The controversial award-winning movie The Wolf of Wall Street had nearly a quarter of it removed by its distributor, due to more than two dozen scenes depicting sexual activity or illegal drug use. However, this was not ordered by the government and was self-censorship on the part of the marketing and distribution company.
Support for such moves and for further regulation and censorship varied from country to country but was expressed most strongly in the Gulf states.
In the UAE, where cinema attendance is the highest in the region, 74 percent agreed that entertainment content in the region should be more tightly regulated for violence.
Saudi Arabia registered the highest number of people who agreed that entertainment content in the region should be more tightly regulated for romantic content, reporting 82 percent of those surveyed, compared to a regional average of 69 percent.

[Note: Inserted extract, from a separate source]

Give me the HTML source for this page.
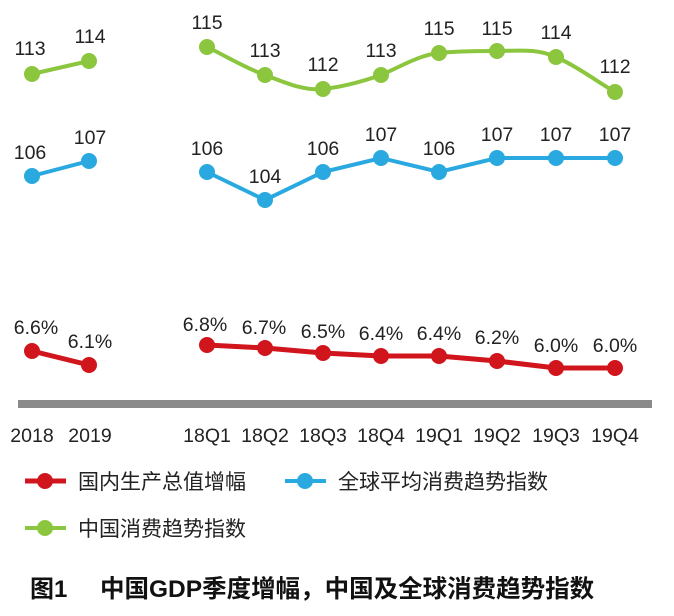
<!DOCTYPE html>
<html><head><meta charset="utf-8"><style>
html,body{margin:0;padding:0;background:#fff;}
svg{display:block;font-family:"Liberation Sans","Noto Sans CJK SC",sans-serif;}
</style></head><body>
<svg width="674" height="616" viewBox="0 0 674 616">
<rect x="18" y="400" width="634" height="8" fill="#8a8a8a"/>
<g font-size="19.5" fill="#222" text-anchor="middle">
<text x="32" y="442">2018</text><text x="90" y="442">2019</text>
<text x="207" y="442">18Q1</text><text x="265" y="442">18Q2</text><text x="323" y="442">18Q3</text><text x="381" y="442">18Q4</text>
<text x="439" y="442">19Q1</text><text x="497" y="442">19Q2</text><text x="556" y="442">19Q3</text><text x="615" y="442">19Q4</text>
</g>
<g stroke="#8cc63f" stroke-width="4" fill="none">
<line x1="32" y1="74" x2="89" y2="61"/>
<path d="M207,47 C226,56 245,68 265,75 C284,82 303,91 323,89 C342,87 361,82 381,75 C400,67 419,55 439,53 C458,51 478,51 497,51 C517,51 536,48 556,57 C576,66 595,80 615,92"/>
</g>
<g fill="#8cc63f">
<circle cx="32" cy="74" r="8"/><circle cx="89" cy="61" r="8"/>
<circle cx="207" cy="47" r="8"/><circle cx="265" cy="75" r="8"/><circle cx="323" cy="89" r="8"/><circle cx="381" cy="75" r="8"/>
<circle cx="439" cy="53" r="8"/><circle cx="497" cy="51" r="8"/><circle cx="556" cy="57" r="8"/><circle cx="615" cy="92" r="8"/>
</g>
<g font-size="19.5" fill="#222" text-anchor="middle">
<text x="30" y="55">113</text><text x="90" y="43">114</text>
<text x="207" y="29">115</text><text x="265" y="57">113</text><text x="323" y="71">112</text><text x="381" y="57">113</text>
<text x="439" y="35">115</text><text x="497" y="35">115</text><text x="556" y="39">114</text><text x="615" y="73">112</text>
</g>
<g stroke="#29a9e0" stroke-width="4" fill="none">
<line x1="32" y1="176" x2="89" y2="161"/>
<polyline points="207,172 265,200 323,172 381,158 439,172 497,158 556,158 615,158"/>
</g>
<g fill="#29a9e0">
<circle cx="32" cy="176" r="8"/><circle cx="89" cy="161" r="8"/>
<circle cx="207" cy="172" r="8"/><circle cx="265" cy="200" r="8"/><circle cx="323" cy="172" r="8"/><circle cx="381" cy="158" r="8"/>
<circle cx="439" cy="172" r="8"/><circle cx="497" cy="158" r="8"/><circle cx="556" cy="158" r="8"/><circle cx="615" cy="158" r="8"/>
</g>
<g font-size="19.5" fill="#222" text-anchor="middle">
<text x="30" y="159">106</text><text x="90" y="144">107</text>
<text x="207" y="155">106</text><text x="265" y="183">104</text><text x="323" y="155">106</text><text x="381" y="141">107</text>
<text x="439" y="155">106</text><text x="497" y="141">107</text><text x="556" y="141">107</text><text x="615" y="141">107</text>
</g>
<g stroke="#d0151c" stroke-width="5" fill="none">
<line x1="32" y1="351" x2="89" y2="365"/>
<polyline points="207,345 265,348 323,353 381,356 439,356 497,361 556,368 615,368"/>
</g>
<g fill="#d0151c">
<circle cx="32" cy="351" r="8"/><circle cx="89" cy="365" r="8"/>
<circle cx="207" cy="345" r="8"/><circle cx="265" cy="348" r="8"/><circle cx="323" cy="353" r="8"/><circle cx="381" cy="356" r="8"/>
<circle cx="439" cy="356" r="8"/><circle cx="497" cy="361" r="8"/><circle cx="556" cy="368" r="8"/><circle cx="615" cy="368" r="8"/>
</g>
<g font-size="19.5" fill="#222" text-anchor="middle">
<text x="36" y="334">6.6%</text><text x="90" y="348">6.1%</text>
<text x="205" y="331">6.8%</text><text x="264" y="334">6.7%</text><text x="323" y="338">6.5%</text><text x="381" y="340">6.4%</text>
<text x="439" y="340">6.4%</text><text x="497" y="344">6.2%</text><text x="556" y="352">6.0%</text><text x="615" y="352">6.0%</text>
</g>
<line x1="25" y1="481" x2="66" y2="481" stroke="#d0151c" stroke-width="5"/><circle cx="45" cy="481" r="8" fill="#d0151c"/>
<text x="78" y="489" font-size="21" fill="#222">国内生产总值增幅</text>
<line x1="285" y1="481" x2="326" y2="481" stroke="#29a9e0" stroke-width="4"/><circle cx="305" cy="481" r="8" fill="#29a9e0"/>
<text x="338" y="489" font-size="21" fill="#222">全球平均消费趋势指数</text>
<line x1="25" y1="528" x2="66" y2="528" stroke="#8cc63f" stroke-width="4"/><circle cx="45" cy="528" r="8" fill="#8cc63f"/>
<text x="78" y="536" font-size="21" fill="#222">中国消费趋势指数</text>
<text x="30" y="597" font-size="24" font-weight="bold" fill="#111">图1</text>
<text x="100" y="597" font-size="24.5" font-weight="bold" fill="#111">中国GDP季度增幅，中国及全球消费趋势指数</text>
</svg>
</body></html>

In addition, 79 percent of respondents felt more should be done to preserve Arabic cultural traditions, while 70 percent conceded that more should be done to integrate their respective cultures with modern society.
“These apparently contradictory findings really are not, but reflect how the Arab world is coping with globalisation and still grappling to preserve local culture,” said Everette E. Dennis, dean and CEO of Northwestern University in Qatar.
“Understanding cultural attitudes around entertainment is as important to industry leaders and policymakers as viewership and other audience figures,” added Dennis.
When it comes to the entertainment on offer, 65 percent of Arabs said they want more content portraying their own culture and history.
"What we see from these numbers is a growing demand for locally generated entertainment. The findings reinforce the idea that nurturing a thriving creative industry in our region is vital to enabling the creation of content that accurately reflects Arab culture,” said Abdulaziz Al Khater, CEO of Doha Film Institute.